The district is getting three years of additional state funding to make the transition from half-day kindergarten. Pittsford is one of only five districts in New York State that does not currently have full-day kindergarten.
"I believe that all students should have the same education across the state, and I'm glad that Pittsford is now going to have that opportunity," said Sarah Pelusio, the mother of a current kindergarten student. She said with the limitations of the half-day program, she's had to work with her son outside of school to teach him how to read.
"We work a lot on his key words. Obviously, reading is a big part of early education. He is finally, at this point in the school year, is starting to read a little bit; he's getting there. I've worked a lot of extra hours to get him to this point."

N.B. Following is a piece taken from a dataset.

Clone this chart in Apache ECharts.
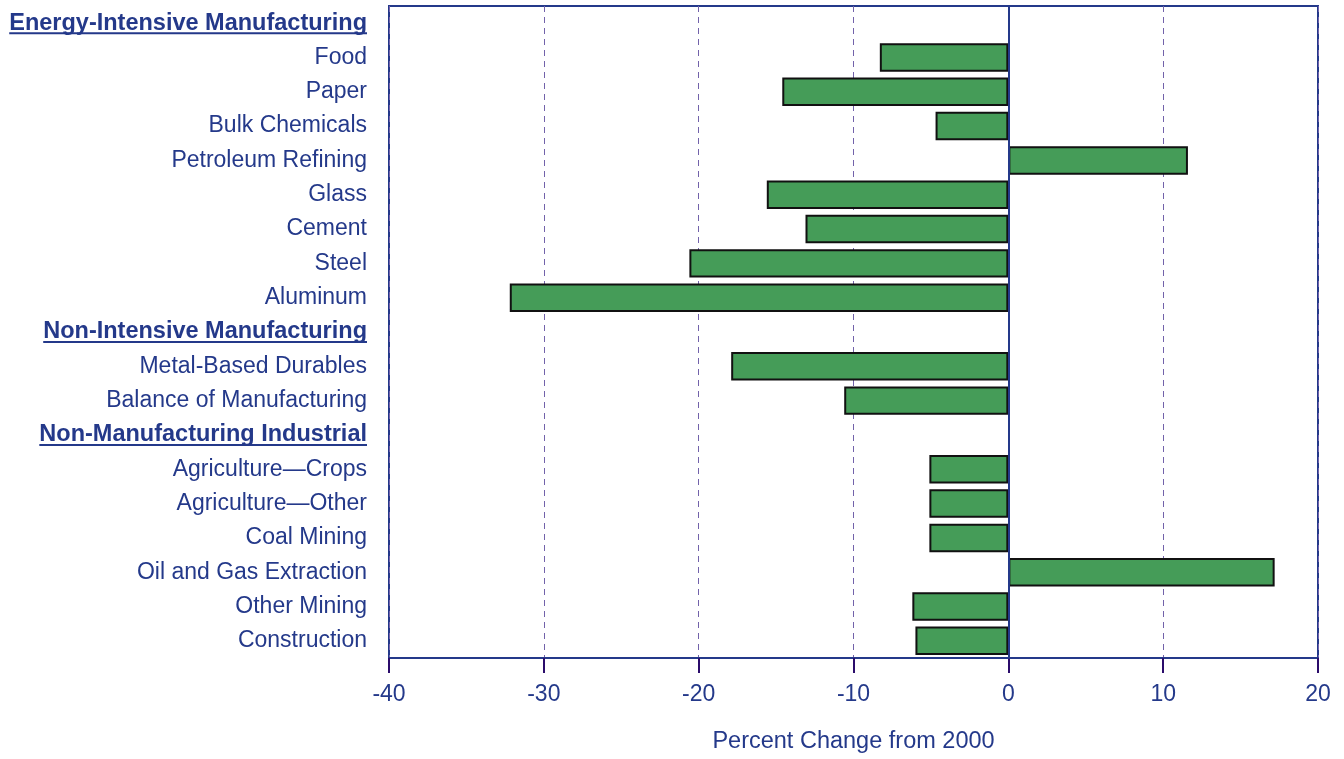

Pelusio is one of a number of parents, teachers, administrators, and school board members who have been advocating for full-day kindergarten for the past two years.
In 2017, Pittsford voters rejected a proposed school budget that proposed the shift to the new program. It would have increased property taxes by 4.7 percent.
Pittsford Board of Education president Amy Thomas said this year, the board understood that it would have to rely on “multiple levels of advocacy” to fund full-day kindergarten while remaining under the state tax cap.
Ultimately, the decision still lies with voters. District superintendent Michael Pero said Tuesday he would be presenting to the school board a budget that achieves that goal. The school board is expected to receive the proposed budget in time for its April 16 meeting.
Dwayne Cerbone, president of the Pittsford District Teachers' Association, says a shift to full-day kindergarten would give teachers more time to address students' social and emotional needs.
"The state standards require the same curriculum be covered whether it be a half-day or a full-day program. With a full day, the students will have more opportunities to play and engage at a new level."
New York State will reimburse the district 100 percent of the cost of transitioning to full-day kindergarten for the first year. In the following two years, the reimbursement rate will be 65 and 35 percent.
Pittsford Central School District and board of education leaders credit Senator Rich Funke with leading the effort to secure the additional funding.
School budget and school board elections will be held on Tuesday, May 15.